===========================
Distributed Value Functions
===========================
- Jeff Schneider, joint work with Weng-Keen Wong and Andrew Moore
Many interesting problems, such as power grids, network switches,
and traffic flow, that are candidates for solving with reinforcement
learning (RL), also have properties that make distributed solutions
desirable. We propose an algorithm for distributed reinforcement
learning based on distributing the representation of the value
function across nodes. Each node in the system only has the ability
to sense state locally, choose actions locally, and receive reward
locally (the goal of the system is to maximize the sum of the rewards
over all nodes and over all time). However each node is allowed to
give its neighbors the current estimate of its value function for the
states it passes through. We present a value function learning rule,
using that information, that allows each node to learn a value
function that is an estimate of a weighted sum of future rewards for
all the nodes in the network. With this representation, each node can
choose actions to improve the performance of the overall system.

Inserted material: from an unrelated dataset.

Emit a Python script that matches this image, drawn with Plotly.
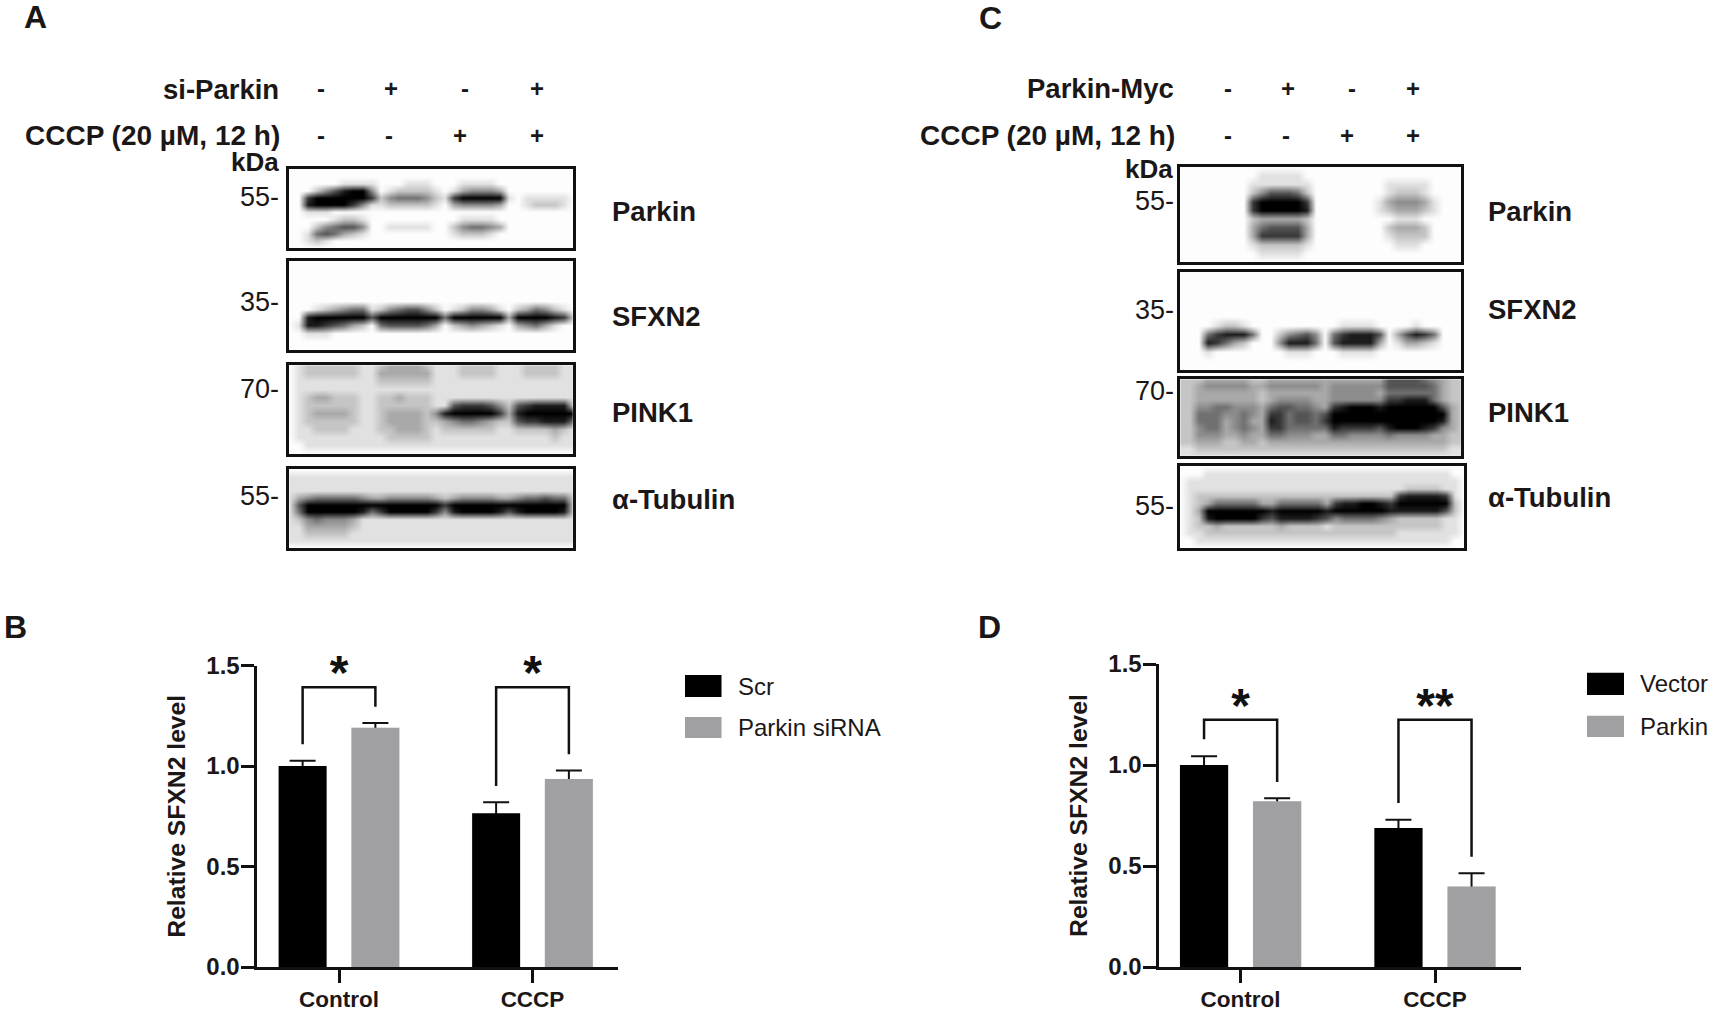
import plotly.graph_objects as go

W, H = 1713, 1009
FONT = "Liberation Sans"
INK = "#1c1717"

# ---------- bar data ----------
GROUPS = ["Control", "CCCP"]
B_SERIES = ["Scr", "Parkin siRNA"]
B_FIRST = [1.0, 0.765]
B_SECOND = [1.19, 0.935]
B_FIRST_ERR = [0.026, 0.055]
B_SECOND_ERR = [0.024, 0.043]
B_BRACKET_TOP = [1.392, 1.392]
B_BRACKET_LEFT = [1.108, 0.90]
B_BRACKET_RIGHT = [1.295, 1.058]
B_STARS = ["*", "*"]

D_SERIES = ["Vector", "Parkin"]
D_FIRST = [1.0, 0.688]
D_SECOND = [0.82, 0.398]
D_FIRST_ERR = [0.043, 0.041]
D_SECOND_ERR = [0.015, 0.066]
D_BRACKET_TOP = [1.224, 1.224]
D_BRACKET_LEFT = [1.128, 0.8125]
D_BRACKET_RIGHT = [0.916, 0.546]
D_STARS = ["*", "**"]

Y_TICKS = [0.0, 0.5, 1.0, 1.5]
Y_TICK_TEXT = ["0.0", "0.5", "1.0", "1.5"]
Y_TITLE = "Relative SFXN2 level"

# ---------- blot darkness (0 white .. 9 black) ----------
A_PARKIN = [
"00 0000000 0 0000000 0 000000 0 000000 0",
"00 0000000 0 0000000 0 000000 0 000000 0",
"00 0000111 1 0001110 0 011110 0 000000 0",
"00 0246899 4 0122221 0 134443 0 000000 0",
"00 7999999 7 2455542 1 799999 1 011111 0",
"00 8999974 1 1222221 0 344443 0 012221 0",
"00 1110000 0 0000000 0 000000 0 000000 0",
"00 0001221 0 0000000 0 011110 0 000000 0",
"00 0245664 0 0111110 0 245543 0 000000 0",
"00 1565321 0 0000000 0 122210 0 000000 0",
"00 1210000 0 0000000 0 000000 0 000000 0",
"00 0000000 0 0000000 0 000000 0 000000 0",
]
A_SFXN2 = [
"00 0000000 0 0000000 0 000000 0 000000 0",
"00 0000000 0 0000000 0 000000 0 000000 0",
"00 0000000 0 0000000 0 000000 0 000000 0",
"00 0000000 0 0000000 0 000000 0 000000 0",
"00 0000000 0 0000000 0 000000 0 000000 0",
"00 0000000 0 0000000 0 000000 0 000000 0",
"00 0123455 1 2456642 0 124431 0 235421 0",
"00 8999999 6 9999999 5 999999 3 999987 2",
"01 8876532 0 5666653 0 234321 0 345310 0",
"00 1110000 0 0000000 0 000000 0 000000 0",
"00 0000000 0 0000000 0 000000 0 000000 0",
"00 0000000 0 0000000 0 000000 0 000000 0",
]
A_PINK1 = [
"01 2222221 1 2333321 1 122221 1 122221 1",
"01 2222221 1 3333331 1 122221 1 122221 1",
"01 1111111 1 2222221 1 111111 1 111111 1",
"01 1111111 1 1111111 1 111111 1 111111 1",
"01 2332221 1 2232221 1 111111 1 111111 1",
"01 2222221 1 2222221 1 677764 2 678888 2",
"01 2333321 1 2333324 8 999997 3 899999 9",
"01 2222221 1 2333322 3 455432 2 677888 5",
"01 1222211 1 2233321 2 222221 1 222232 1",
"01 1111111 1 1222221 1 111111 1 111121 1",
"00 1111111 1 1111111 1 111111 1 111111 1",
"00 0000000 0 0000000 0 000000 0 000000 0",
]
A_TUBULIN = [
"00 0000000 0 0000000 0 000000 0 000000 0",
"11 1111111 1 1111111 1 111111 1 111111 1",
"11 1111111 1 1111111 1 111111 1 111111 1",
"11 1111111 1 1111111 1 111111 1 111111 1",
"13 4555554 3 3444443 2 344443 3 455655 2",
"16 9999999 9 9999999 7 999999 9 999999 2",
"15 9999998 5 7999997 4 899998 6 899998 2",
"12 4544431 1 1111111 1 111111 1 111111 1",
"11 3333321 1 1111111 1 111111 1 111111 1",
"11 2222211 1 1111111 1 111111 1 111111 1",
"11 1111111 1 1111111 1 111111 1 111111 1",
"00 0000000 0 0000000 0 000000 0 000000 0",
]
C_PARKIN = [
"00000000 0000000 0000000 0000000 000",
"00000000 0111110 0000000 0000000 000",
"00000000 1111111 0000000 0111110 000",
"00000000 2466652 0000000 0122210 000",
"00000000 7999997 0000000 1344431 000",
"00000000 7999998 0000000 1233321 000",
"00000000 2333332 0000000 0011100 000",
"00000000 3566663 0000000 0233320 000",
"00000000 3777773 0000000 0122220 000",
"00000000 1222221 0000000 0011100 000",
"00000000 0111110 0000000 0000000 000",
"00000000 0000000 0000000 0000000 000",
]
C_SFXN2 = [
"000 000000 00 00000 0 000000 0 00000 000",
"000 000000 00 00000 0 000000 0 00000 000",
"000 000000 00 00000 0 000000 0 00000 000",
"000 000000 00 00000 0 000000 0 00000 000",
"000 000000 00 00000 0 000000 0 00000 000",
"000 000000 00 00000 0 000000 0 00000 000",
"000 012210 00 00000 0 011110 0 00100 000",
"000 578885 00 24564 0 578886 0 36875 000",
"000 875320 00 48885 0 688883 0 13321 000",
"000 100000 00 01110 0 011110 0 00000 000",
"000 000000 00 00000 0 000000 0 00000 000",
"000 000000 00 00000 0 000000 0 00000 000",
]
C_PINK1 = [
"22 2333332 2 333333 3 333333 666654 322",
"22 3444443 3 444444 3 444444 666665 322",
"22 3333333 2 333333 3 444443 555555 322",
"22 3333333 2 344443 3 444444 778885 322",
"22 4455444 3 566554 3 789998 999999 632",
"22 5554454 3 775665 6 999999 999999 932",
"22 5553453 3 875665 7 999999 999999 832",
"22 4553454 3 775555 5 877776 899987 432",
"22 4443343 3 554443 3 554444 544443 322",
"22 3332233 2 333333 3 333333 333333 322",
"11 2222222 2 222222 2 222222 222222 211",
"11 1111111 1 111111 1 111111 111111 111",
]
C_TUBULIN = [
"000 0000000 0000000 0000000 000000 00",
"000 1111111 1111111 1111111 111111 00",
"011 1111111 1111111 1111111 111111 10",
"011 1111111 1111111 1111111 122221 10",
"012 2222222 2222222 2222222 788887 10",
"012 3555553 3555553 7889987 999999 20",
"013 9999999 8999998 9999998 888886 20",
"012 8999997 6888876 4555543 222221 10",
"012 2322222 2322221 2222222 222221 10",
"011 2222222 2222222 2222222 111111 10",
"001 1111111 1111111 1111111 111111 00",
"000 0000000 0000000 0000000 000000 00",
]

# ---------- text ----------
A_ROW_TITLES = ["si-Parkin", "CCCP (20 µM, 12 h)"]
A_ROW1 = ["-", "+", "-", "+"]
A_ROW2 = ["-", "-", "+", "+"]
C_ROW_TITLES = ["Parkin-Myc", "CCCP (20 µM, 12 h)"]
BLOT_NAMES = ["Parkin", "SFXN2", "PINK1", "α-Tubulin"]
A_MW = ["55-", "35-", "70-", "55-"]
C_MW = ["55-", "35-", "70-", "55-"]

# ---------- layout geometry (pixels in the 1713x1009 page) ----------
A_BOXES = [(288, 574, 168, 249), (288, 574, 260, 351), (288, 574, 364, 455), (288, 574, 468, 549)]
C_BOXES = [(1179, 1462, 166, 263), (1179, 1462, 271, 371), (1179, 1462, 378, 457), (1179, 1465, 465, 549)]
FRAME_INSET = 1.25

BAR_OFFSET = 0.188
BAR_WIDTH = 0.248
GREY = "#a0a0a3"


def fx(p):
    return p / W


def fy(p):
    return 1 - p / H


def parse(rows):
    grid = [[int(c) for c in r.replace(" ", "")] for r in rows]
    n = max(len(g) for g in grid)
    return [g + [0] * (n - len(g)) for g in grid]


fig = go.Figure()
layout = {}
annotations = []
shapes = []
axis_n = [0]


def new_axes(xdom, ydom):
    axis_n[0] += 1
    n = axis_n[0]
    suffix = "" if n == 1 else str(n)
    xa, ya = "xaxis" + suffix, "yaxis" + suffix
    layout[xa] = dict(domain=xdom, anchor="y" + suffix, automargin=False)
    layout[ya] = dict(domain=ydom, anchor="x" + suffix, automargin=False)
    return "x" + suffix, "y" + suffix, xa, ya


def add_blot(rows, box):
    x0, x1, y0, y1 = box
    i = FRAME_INSET
    xr, yr, xa, ya = new_axes([fx(x0 + i), fx(x1 - i)], [fy(y1 - i), fy(y0 + i)])
    z = parse(rows)
    fig.add_trace(go.Heatmap(
        z=z, xaxis=xr, yaxis=yr, zmin=0, zmax=9, zsmooth="best", showscale=False,
        colorscale=[[0, "#fdfdfd"], [1, "#000000"]], hoverinfo="skip"))
    common = dict(showticklabels=False, ticks="", showgrid=False, zeroline=False, showline=True,
                  mirror=True, linewidth=2.5, linecolor="#111111")
    layout[xa].update(common, range=[0, len(z[0]) - 1])
    layout[ya].update(common, range=[len(z) - 1, 0])


def text(s, x, y, size=27.5, bold=True, anchor="left", color=INK):
    annotations.append(dict(
        text=s, xref="paper", yref="paper", x=fx(x), y=fy(y), xanchor=anchor, yanchor="middle",
        showarrow=False, align=anchor, borderpad=0,
        font=dict(family=FONT, size=size, color=color, weight=700 if bold else 400)))


def add_bars(geom, series, first, second, first_err, second_err, top, left, right, stars, star_y):
    dl, dr, dt, db, t1, t2, title_standoff = geom
    xr, yr, xa, ya = new_axes([fx(dl), fx(dr)], [fy(db), fy(dt)])
    unit = t2 - t1
    pos = [1, 2]
    lo = [p - BAR_OFFSET for p in pos]
    hi = [p + BAR_OFFSET for p in pos]
    for xs, vals, errs, col, name in ((lo, first, first_err, "#000000", series[0]),
                                      (hi, second, second_err, GREY, series[1])):
        # whiskers sit on a hidden bar so that the opaque bar covers their lower cap
        fig.add_trace(go.Bar(
            x=xs, y=vals, width=BAR_WIDTH, xaxis=xr, yaxis=yr, showlegend=False, hoverinfo="skip",
            marker=dict(color="rgba(0,0,0,0)"),
            error_y=dict(type="data", symmetric=False, array=errs, arrayminus=[0.02] * len(errs),
                         color="#111111", thickness=2, width=13)))
        fig.add_trace(go.Bar(x=xs, y=vals, width=BAR_WIDTH, xaxis=xr, yaxis=yr, name=name,
                             showlegend=False, marker=dict(color=col, line=dict(width=0))))
    for i in range(2):
        fig.add_trace(go.Scatter(
            x=[lo[i], lo[i], hi[i], hi[i]], y=[left[i], top[i], top[i], right[i]],
            mode="lines", line=dict(color="#111111", width=2.5), xaxis=xr, yaxis=yr,
            showlegend=False, hoverinfo="skip", cliponaxis=False))
    fig.add_trace(go.Scatter(
        x=pos, y=star_y, mode="text", text=stars, textposition="middle center", xaxis=xr, yaxis=yr,
        textfont=dict(family=FONT, size=48, color="#111111", weight=700), showlegend=False,
        hoverinfo="skip", cliponaxis=False))
    layout[xa].update(
        range=[1 + (dl - t1) / unit, 1 + (dr - t1) / unit], tickvals=pos, ticktext=GROUPS,
        ticks="outside", ticklen=13, tickwidth=2.5, tickcolor="#111111", showgrid=False, zeroline=False,
        showline=True, linewidth=3, linecolor="#111111", ticklabelstandoff=-3,
        tickfont=dict(family=FONT, size=22.5, color=INK, weight=700))
    layout[ya].update(
        range=[0, 1.5], tickvals=Y_TICKS, ticktext=Y_TICK_TEXT,
        ticks="outside", ticklen=13, tickwidth=3, tickcolor="#111111", showgrid=False, zeroline=False,
        showline=True, linewidth=3, linecolor="#111111", ticklabelstandoff=-4,
        tickfont=dict(family=FONT, size=24, color=INK, weight=700),
        title=dict(text=Y_TITLE, standoff=title_standoff,
                   font=dict(family=FONT, size=24.7, color=INK, weight=700)))


for rows, box in zip((A_PARKIN, A_SFXN2, A_PINK1, A_TUBULIN), A_BOXES):
    add_blot(rows, box)
for rows, box in zip((C_PARKIN, C_SFXN2, C_PINK1, C_TUBULIN), C_BOXES):
    add_blot(rows, box)

add_bars((256.5, 618, 665.5, 967, 339, 532.5, 14), B_SERIES, B_FIRST, B_SECOND, B_FIRST_ERR, B_SECOND_ERR,
         B_BRACKET_TOP, B_BRACKET_LEFT, B_BRACKET_RIGHT, B_STARS, [1.443, 1.443])
add_bars((1158.5, 1521, 664, 967, 1240.6, 1435, 14), D_SERIES, D_FIRST, D_SECOND, D_FIRST_ERR, D_SECOND_ERR,
         D_BRACKET_TOP, D_BRACKET_LEFT, D_BRACKET_RIGHT, D_STARS, [1.271, 1.271])

# panel letters
for s, x, y in (("A", 23, 17), ("C", 978, 18), ("B", 3, 627), ("D", 977, 627)):
    text(s, x, y, size=32)

# panel A text
text(A_ROW_TITLES[0], 280, 90, anchor="right")
text(A_ROW_TITLES[1], 281, 136, size=28, anchor="right")
text("kDa", 280, 162, size=26, anchor="right")
for s, x in zip(A_ROW1, (320.5, 391, 465, 537)):
    text(s, x, 89, size=24, anchor="center")
for s, x in zip(A_ROW2, (320.5, 389, 460, 537)):
    text(s, x, 135, size=24, anchor="center")
for s, y in zip(A_MW, (197.5, 302, 389, 496)):
    text(s, 280, y, size=27, bold=False, anchor="right")
for s, y in zip(BLOT_NAMES, (212, 316, 412, 499)):
    text(s, 611, y)

# panel C text
text(C_ROW_TITLES[0], 1175, 89, anchor="right")
text(C_ROW_TITLES[1], 1176, 136, size=28, anchor="right")
text("kDa", 1174, 169, size=26, anchor="right")
for s, x in zip(A_ROW1, (1227.5, 1288.4, 1351.6, 1413)):
    text(s, x, 89, size=24, anchor="center")
for s, x in zip(A_ROW2, (1227.5, 1286, 1347, 1413)):
    text(s, x, 135.5, size=24, anchor="center")
for s, y in zip(C_MW, (200.7, 310, 391, 505.5)):
    text(s, 1175, y, size=27, bold=False, anchor="right")
for s, y in zip(BLOT_NAMES, (212, 309, 412, 497.5)):
    text(s, 1487, y)


# legends
def legend(series, colors, x0, x1, ys, xt):
    for name, col, (y0, y1) in zip(series, colors, ys):
        shapes.append(dict(type="rect", xref="paper", yref="paper", x0=fx(x0), x1=fx(x1), y0=fy(y1), y1=fy(y0),
                           fillcolor=col, line=dict(width=0)))
        text(name, xt, (y0 + y1) / 2, size=24, bold=False)


legend(B_SERIES, ("#000000", GREY), 685, 721.5, ((675, 697), (717, 738)), 737)
legend(D_SERIES, ("#000000", GREY), 1587, 1624, ((672.7, 695), (715.7, 737)), 1639)

fig.update_layout(width=W, height=H, margin=dict(l=0, r=0, t=0, b=0, autoexpand=False),
                  paper_bgcolor="white", plot_bgcolor="white",
                  barmode="overlay", showlegend=False, annotations=annotations, shapes=shapes, **layout)
fig.write_html("out.html", config={"displayModeBar": False}, post_script="document.body.style.margin='0';")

We demonstrate our algorithm on the distributed control of a simulated
power grid. We compare it against other methods including: use of a
global reward signal, nodes that act locally with no communication,
and nodes that share rewards (but not value function) information with
each other. Our results show that the distributed value function
algorithm outperforms the others, and we conclude with an analysis of
what problems are best suited for distributed value functions and the
new research directions opened up by this work.